Glass can seem like an incredibly fragile material. Most glass is not designed to withstand scratches or drops, shattering into thousands of pieces if it hits a hard surface owing to its brittle structure. But specialty glasses like laminated glasses, used for such objects as car windshields, are engineered to withstand even high impacts, like car crashes without injuring riders inside. If the glass is shattered, the small pieces are held together with a layer of plastic coating (often polyvinyl butyrate [PVB]) sandwiched between two thin layers of glass. Another approach to creating safety glass is called tempering, in which a selective heat treatment introduces stresses into the glass that cause it to shatter into small pieces that are less dangerous. Chemical tempering is used for Corning’s Gorilla Glass, used for the screens of many consumer electronics, including the first iPhone developed by Apple in 2007 when the glass was still in the research and development phase. In Corning’s chemical tempering process, the glass is immersed in an ion-exchange bath that substitutes the larger potassium ion for sodium ions in the glass network. This means the outside surfaces of the glass end up in a compressive state while the inside balances out this force in tension, making it stronger and more scratch resistant. Since Gorilla Glass also uses extremely thin and flawless drawn glass (as opposed to float glass) it is exceedingly thin, strong, and lightweight—all important design criteria for use in electronics.

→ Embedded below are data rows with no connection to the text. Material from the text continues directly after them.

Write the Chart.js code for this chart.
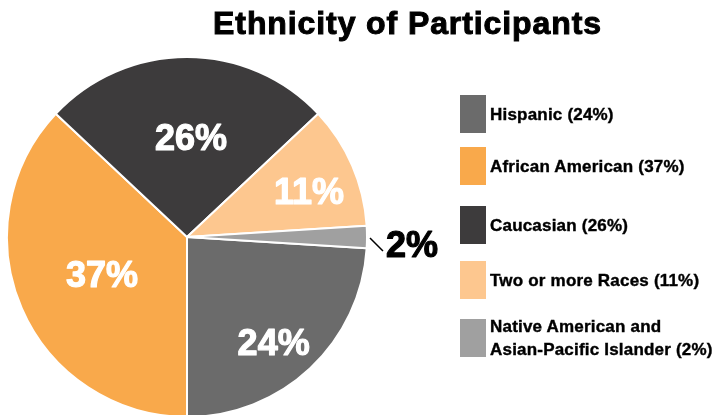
<!DOCTYPE html>
<html>
<head>
<meta charset="utf-8">
<script src="https://cdn.jsdelivr.net/npm/chart.js@4"></script>
<style>
  html, body { margin: 0; padding: 0; background: #fff; overflow: hidden; }
  #wrap { position: relative; width: 715px; height: 415px; overflow: hidden; }
  #myChart { position: absolute; left: 0; top: 0; }
  #title {
    position: absolute; left: 0; top: 5px; width: 715px; padding-left: 100px; box-sizing: border-box;
    text-align: center; font-family: "Liberation Sans", Arial, sans-serif; font-weight: bold;
    font-size: 32px; letter-spacing: 0.9px; -webkit-text-stroke: 1px #000; color: #000;
  }
  .leg { position: absolute; left: 460px; font-family: "Liberation Sans", Arial, sans-serif; font-weight: bold;
    font-size: 17px; letter-spacing: 0.2px; -webkit-text-stroke: 0.4px #000; color: #000; display: flex; align-items: center; }
  .leg .box { width: 26px; height: 38px; margin-right: 4px; flex: none; }
  .leg .txt { line-height: 23px; }
</style>
</head>
<body>
<div id="wrap">
  <canvas id="myChart" width="715" height="420"></canvas>
  <div id="title">Ethnicity of Participants</div>
  <div id="legend"></div>
</div>
<script>
const labels = ['Hispanic', 'African American', 'Caucasian', 'Two or more Races', 'Native American and Asian-Pacific Islander'];
const legendLines = [['Hispanic (24%)'], ['African American (37%)'], ['Caucasian (26%)'], ['Two or more Races (11%)'], ['Native American and', 'Asian-Pacific Islander (2%)']];
const values = [24, 37, 26, 11, 2];
const colors = ['#6b6b6b', '#f9a94b', '#3d3b3c', '#fdc78f', '#a0a0a0'];

// legend
const legTops = [95, 147, 206, 261, 315];
const legend = document.getElementById('legend');
legendLines.forEach(function(lines, i){
  const d = document.createElement('div');
  d.className = 'leg';
  d.style.top = legTops[i] + 'px';
  d.innerHTML = '<div class="box" style="background:' + colors[i] + '"></div><div class="txt">' + lines.join('<br>') + '</div>';
  legend.appendChild(d);
});

// label radius as a fraction of the outer radius, per slice, plus small nudges
const labelRadius = [0.76, 0.52, 0.55, 0.72];
const labelNudge = [[-7, 8], [1, 3], [4, 2], [3, 9]];

const pctLabels = {
  id: 'pctLabels',
  afterDatasetsDraw(chart) {
    const ctx = chart.ctx;
    const meta = chart.getDatasetMeta(0);
    ctx.save();
    ctx.font = 'bold 36px "Liberation Sans", Arial, sans-serif';
    ctx.textBaseline = 'middle';
    ctx.lineJoin = 'round';
    meta.data.forEach(function(arc, i){
      const mid = (arc.startAngle + arc.endAngle) / 2;
      const txt = values[i] + '%';
      if (i < labelRadius.length) {
        const r = arc.outerRadius * labelRadius[i];
        const x = arc.x + Math.cos(mid) * r + labelNudge[i][0];
        const y = arc.y + Math.sin(mid) * r + labelNudge[i][1];
        ctx.fillStyle = '#fff';
        ctx.strokeStyle = '#fff';
        ctx.lineWidth = 1.2;
        ctx.textAlign = 'center';
        ctx.fillText(txt, x, y);
        ctx.strokeText(txt, x, y);
      } else {
        // small slice: outside label with leader line
        const x1 = arc.x + Math.cos(mid) * (arc.outerRadius + 3);
        const y1 = arc.y + Math.sin(mid) * (arc.outerRadius + 3) + 1;
        ctx.strokeStyle = '#000';
        ctx.lineWidth = 1.5;
        ctx.beginPath();
        ctx.moveTo(x1, y1);
        ctx.lineTo(x1 + 13, y1 + 13);
        ctx.stroke();
        ctx.fillStyle = '#000';
        ctx.lineWidth = 1.2;
        ctx.textAlign = 'left';
        ctx.fillText(txt, x1 + 16, y1 + 9);
        ctx.strokeText(txt, x1 + 16, y1 + 9);
      }
    });
    ctx.restore();
  }
};

var ctx = document.getElementById('myChart');
var myChart = new Chart(ctx, {
  type: 'pie',
  data: {
    labels: labels,
    datasets: [{
      data: values,
      backgroundColor: colors,
      borderColor: '#ffffff',
      borderWidth: 2
    }]
  },
  options: {
    responsive: false,
    animation: false,
    rotation: 93.6,
    layout: { padding: { left: 6, right: 347, top: 56, bottom: 2 } },
    plugins: {
      legend: { display: false },
      tooltip: { enabled: false }
    }
  },
  plugins: [pctLabels]
});
</script>
</body>
</html>
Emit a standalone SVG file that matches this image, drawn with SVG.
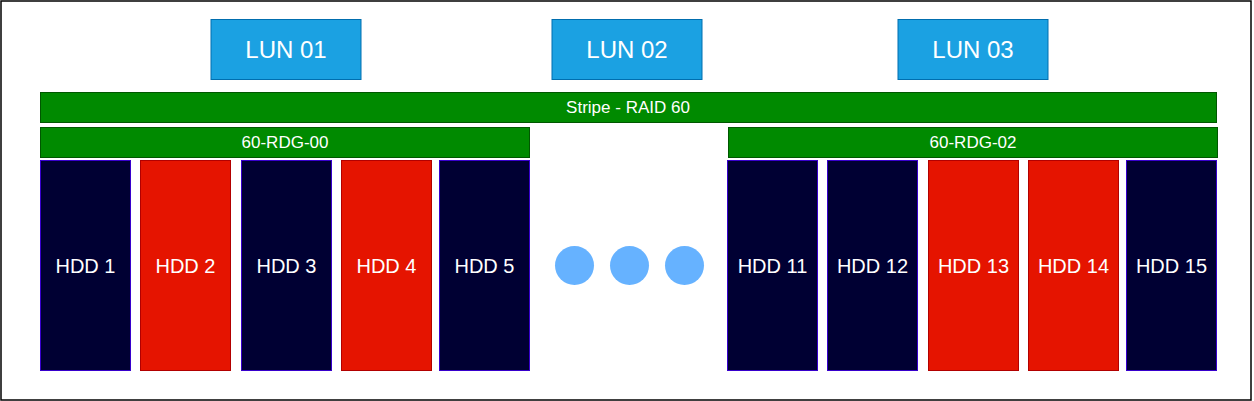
<svg xmlns="http://www.w3.org/2000/svg" width="1254" height="401" viewBox="0 0 1254 401">
<style>
text{font-family:"Liberation Sans",Arial,sans-serif;fill:#ffffff;text-anchor:middle}
.lun{fill:#1ba1e2;stroke:#006eaf}
.grn{fill:#008a00;stroke:#005700}
.blk{fill:#000033;stroke:#3700cc}
.red{fill:#e51400;stroke:#b20000}
.dot{fill:#66b2ff}
.t24{font-size:24px}
.t17{font-size:17px}
.t20{font-size:20px}
</style>
<rect x="1" y="1" width="1250" height="399" fill="#ffffff" stroke="#000000" stroke-width="1.5"/>
<g id="lun01"><rect class="lun" x="211" y="19.5" width="150" height="60"/><text class="t24" x="286" y="58">LUN 01</text></g>
<g id="lun02"><rect class="lun" x="552" y="19.5" width="150" height="60"/><text class="t24" x="627" y="58">LUN 02</text></g>
<g id="lun03"><rect class="lun" x="898" y="19.5" width="150" height="60"/><text class="t24" x="973" y="58">LUN 03</text></g>
<g id="stripe"><rect class="grn" x="40.5" y="92.5" width="1176" height="30"/><text class="t17" x="628" y="113">Stripe - RAID 60</text></g>
<g id="rdg00"><rect class="grn" x="40.5" y="127.5" width="489" height="30"/><text class="t17" x="285" y="148">60-RDG-00</text></g>
<g id="rdg02"><rect class="grn" x="728.5" y="127.5" width="489" height="30"/><text class="t17" x="973" y="148">60-RDG-02</text></g>
<g id="hdd1"><rect class="blk" x="40.5" y="160.5" width="90" height="210"/><text class="t20" x="85.5" y="273">HDD 1</text></g>
<g id="hdd2"><rect class="red" x="140.5" y="160.5" width="90" height="210"/><text class="t20" x="185.5" y="273">HDD 2</text></g>
<g id="hdd3"><rect class="blk" x="241.5" y="160.5" width="90" height="210"/><text class="t20" x="286.5" y="273">HDD 3</text></g>
<g id="hdd4"><rect class="red" x="341.5" y="160.5" width="90" height="210"/><text class="t20" x="386.5" y="273">HDD 4</text></g>
<g id="hdd5"><rect class="blk" x="439.5" y="160.5" width="90" height="210"/><text class="t20" x="484.5" y="273">HDD 5</text></g>
<g id="dots"><circle class="dot" cx="574.5" cy="265.5" r="19.5"/><circle class="dot" cx="629.5" cy="265.5" r="19.5"/><circle class="dot" cx="684.5" cy="265.5" r="19.5"/></g>
<g id="hdd11"><rect class="blk" x="727.5" y="160.5" width="90" height="210"/><text class="t20" x="772.5" y="273">HDD 11</text></g>
<g id="hdd12"><rect class="blk" x="827.5" y="160.5" width="90" height="210"/><text class="t20" x="872.5" y="273">HDD 12</text></g>
<g id="hdd13"><rect class="red" x="928.5" y="160.5" width="90" height="210"/><text class="t20" x="973.5" y="273">HDD 13</text></g>
<g id="hdd14"><rect class="red" x="1028.5" y="160.5" width="90" height="210"/><text class="t20" x="1073.5" y="273">HDD 14</text></g>
<g id="hdd15"><rect class="blk" x="1126.5" y="160.5" width="90" height="210"/><text class="t20" x="1171.5" y="273">HDD 15</text></g>
<g id="connectors"/>
</svg>
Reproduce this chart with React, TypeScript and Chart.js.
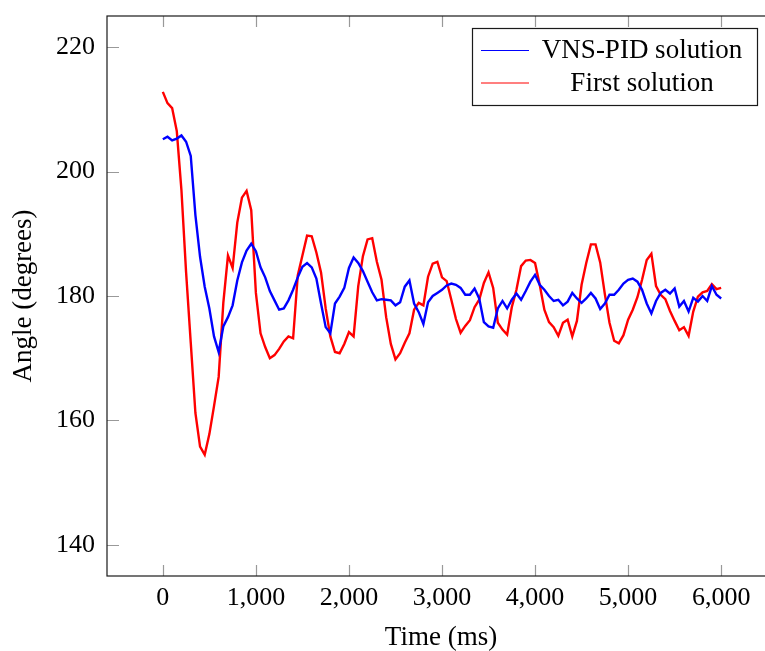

Laminated glasses also allow a wide range of possibilities for aesthetic as well as technical effects. Spanish designer Patricia Urquiola’s Shimmer table (2014) produced by Glas Italia makes use of a special laminated glass with a multichromatic finish. Urquiola’s table is composed of flat sheets of glass offering a contemporary interpretation of plate glass furniture, a type of design explored at the 1939 World’s Fair in New York (see Cooper Hewitt’s blog post on a chair by the Pittsburg Plate Glass Company). With the multichromatic laminate, the Shimmer table appears as one color in reflected light while light that is transmitted through the surface appears as another color, creating a dazzling effect of color change that shifts as you move around the table (see below for photography of the table on display). This type of structural color is similar to iridescence (described in January’s Year of Glass post) in that it derives from the microscopic layered structure inside the material that bends light in different directions.
Glass with different colors in reflected and transmitted light, such as the Shimmer table, is known as dichroic glass. This glass is a technology that first appeared in the late Roman period, with the most famous example being the Lycurgus Cup (circa 4th century CE), a cage cup of carved glass that changes from red to green. This type of dichroic glass was not common and very few examples (mostly small sherds) exist today, and it differs from laminated dichroic glass in that dichroism is formed by nanoparticles of gold and silver inside the glass melt (i.e. added to the hot liquid glass before it is worked) rather than in a microns-thin layer of coating applied on top of or sandwiched between two layers of glass. When colloidal particles (particles suspended in another substance) of gold scatter light inside the glass, it creates a ruby red color. The same optical effect is also used in gold-containing pink and red porcelain glazes.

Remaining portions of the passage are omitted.